Catawba athletics: Hall of Famer, A.L. Brown coach passes away

Published 12:23 am Tuesday, January 27, 2015

Earl Baxter Lentz, Sr., 80, of Kannapolis died on Saturday, Jan. 24.

The Cabarrus County native was a tremendous baseball player at Catawba in the 1950s.

Lentz’s eight-RBI game  against Applalachian on April 4, 1955, remains tied for the Catawba single-game record.  His streak of nine consecutive games with at least one RBI bridged the 1955 and 1956 seasons. That record was  matched by recent sluggers, including Jerry Sands and Ryan Query, but never broken.

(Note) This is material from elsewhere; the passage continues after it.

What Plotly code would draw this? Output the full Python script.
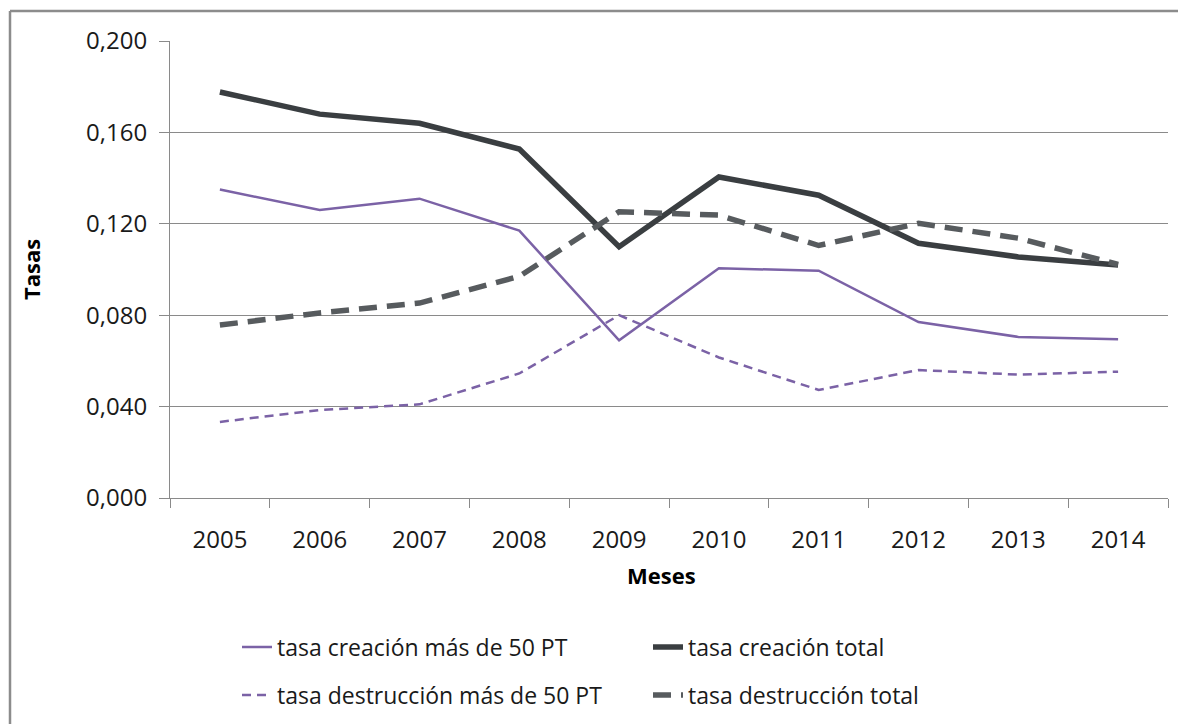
import plotly.graph_objects as go

years = ["2005", "2006", "2007", "2008", "2009", "2010", "2011", "2012", "2013", "2014"]
creacion_50 = [0.135, 0.126, 0.131, 0.117, 0.069, 0.1005, 0.0995, 0.077, 0.0705, 0.0695]
creacion_total = [0.1777, 0.168, 0.164, 0.1527, 0.110, 0.1405, 0.1325, 0.1115, 0.1055, 0.102]
destruccion_50 = [0.0333, 0.0385, 0.041, 0.0545, 0.080, 0.0615, 0.0473, 0.056, 0.054, 0.0553]
destruccion_total = [0.0757, 0.081, 0.0853, 0.097, 0.1253, 0.1238, 0.1105, 0.1202, 0.1137, 0.1022]

y_ticks = [0.0, 0.04, 0.08, 0.12, 0.16, 0.2]

PURPLE = "#7B62A6"
DARK = "#3A3E41"
DARK_D = "#575B5E"
GRID = "#8A8A8A"
FONT = "Open Sans"

# page offset of the plotly div (default body margin)
OFF = 8
W, H = 1186 - OFF, 724 - OFF
# plot area in page pixels
PL, PR, PT, PB = 170, 1168, 41, 498
L, R, T, B = PL - OFF, PR - OFF, PT - OFF, PB - OFF

fig = go.Figure()
fig.add_trace(go.Scatter(x=years, y=creacion_50, mode="lines", name="tasa creación más de 50 PT",
                         line=dict(color=PURPLE, width=2.5), legend="legend"))
fig.add_trace(go.Scatter(x=years, y=creacion_total, mode="lines", name="tasa creación total",
                         line=dict(color=DARK, width=5.5), legend="legend2"))
fig.add_trace(go.Scatter(x=years, y=destruccion_50, mode="lines", name="tasa destrucción más de 50 PT",
                         line=dict(color=PURPLE, width=2.5, dash="9px,6px"), legend="legend3"))
fig.add_trace(go.Scatter(x=years, y=destruccion_total, mode="lines", name="tasa destrucción total",
                         line=dict(color=DARK_D, width=5.5, dash="18px,10px"), legend="legend4"))


def px(xpage):
    return (xpage - OFF - L) / (R - L)


def py(ypage):
    return (B - (ypage - OFF)) / (B - T)


leg_font = dict(family=FONT, size=23, color="#1a1a1a")
legend_common = dict(font=leg_font, bgcolor="rgba(0,0,0,0)", xanchor="left", yanchor="middle",
                     itemwidth=30, tracegroupgap=0)

tick_font = dict(family=FONT, size=24, color="#1a1a1a")

fig.update_layout(
    width=W, height=H,
    margin=dict(l=L, r=W - R, t=T, b=H - B, autoexpand=False),
    paper_bgcolor="white", plot_bgcolor="white",
    separators=",.",
    font=dict(family=FONT, size=20, color="#1a1a1a"),
    showlegend=True,
    legend=dict(x=px(237), y=py(647), **legend_common),
    legend2=dict(x=px(648), y=py(647), **legend_common),
    legend3=dict(x=px(237), y=py(695), **legend_common),
    legend4=dict(x=px(648), y=py(695), **legend_common),
    xaxis=dict(
        type="category", tickson="boundaries", ticks="outside", ticklen=9, tickcolor=GRID,
        showgrid=False, showline=True, linecolor=GRID, linewidth=1,
        tickfont=tick_font, range=[-0.5, 9.5], ticklabelstandoff=20,
    ),
    yaxis=dict(
        range=[0, 0.2], tickvals=y_ticks, tickformat=".3f", ticks="outside", ticklen=10,
        tickcolor=GRID, showgrid=True, gridcolor=GRID, gridwidth=1,
        showline=True, linecolor=GRID, linewidth=1, zeroline=False,
        tickfont=tick_font, ticklabelstandoff=7,
    ),
    shapes=[
        dict(type="line", xref="paper", yref="paper", x0=px(10), x1=px(1200), y0=py(11), y1=py(11),
             line=dict(color="#8C8C8C", width=2.5)),
        dict(type="line", xref="paper", yref="paper", x0=px(10), x1=px(10), y0=py(11), y1=py(740),
             line=dict(color="#8C8C8C", width=2.5)),
    ],
    annotations=[
        dict(text="<b>Meses</b>", xref="paper", yref="paper", x=px(661), y=py(575),
             showarrow=False, font=dict(family=FONT, size=22, color="#000"), xanchor="center", yanchor="middle"),
        dict(text="<b>Tasas</b>", xref="paper", yref="paper", x=px(31), y=py(270), textangle=-90,
             showarrow=False, font=dict(family=FONT, size=22, color="#000"), xanchor="center", yanchor="middle"),
    ],
)

fig.write_html("out.html")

Lentz batted .340 for his career. His greatest achievement  was a 33-game hitting streak that began in 1955 and ended in the 1956 season.

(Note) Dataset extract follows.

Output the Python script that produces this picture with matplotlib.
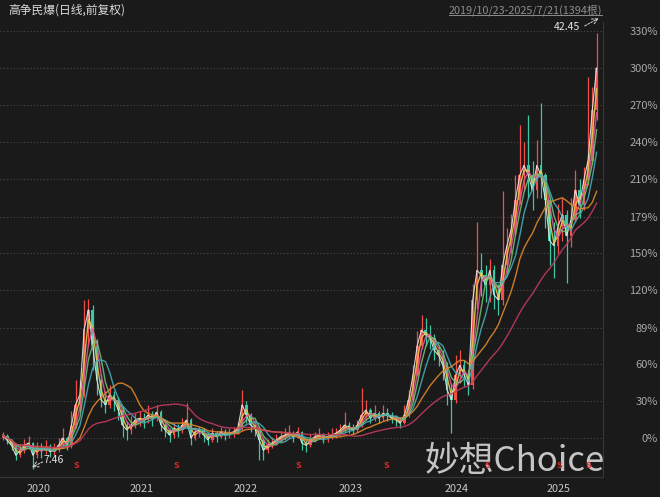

That mark stood for 54 seasons at Catawba before Craige Lyerly topped it by hitting safely in 39 consecutive games in 2009-10. After his record was broken,  Lentz made it a point to meet Lyerly and shake his hand.

Lentz also played basketball at Catawba and scored 208 points for the Indians.

He graduated in 1956.

He was a schoolteacher 30 years — seven years at Bethel and 23 at A.L. Brown. He coached basketball, baseball and golf.

His 1967 and 1968 A.L. Brown basketball teams won Western North Carolina High School Activities Association championships.

For decades, Lentz  was a familiar face at A.L. Brown football games. He was the ticket taker at the front gate for 51 years.

Lentz was inducted into the Catawba Hall of Fame in 2006 and entered the Cabarrus County Hall of Fame last October.

Lentz’s wife, Betty Helms Lentz,  died in 1998. Lentz is survived by sons E.B. and Barry, both of Kannapolis, six grandchildren and three great-grandchildren.

• Catawba has lost many Hall of Famers recently, including Tony Georgiana, Bob Flynn and John Scott, whose career in the 1960s was chronicled last week.

• Georgiana, a native of Altoona. Pa., died Dec. 24 at 93. He was  a hero of Catawba’s powerful 1940s football teams, both before and after serving in World War II.

Georgiana scored 28 TDs and rushed for 1,442 yards in an era when those were astounding numbers. He was all-conference three years and Honorable Mention All-America in 1942.

He also played baseball for the Indians.

• A native of Kentucky, Flynn, died at 79 on Dec. 28.

Flynn was a basketball captain at Catawba. He scored 873 points and performed heroically in the North State Conference tournaments of 1959 and 1960.

Flynn was named West Rowan’s basketball coach shortly after graduating from Catawba and was Rowan County Coach of the Year in 1962 .

He was named West Rowan’s AD in 1962 but left that post in 1963 to work for State Farm Insurance.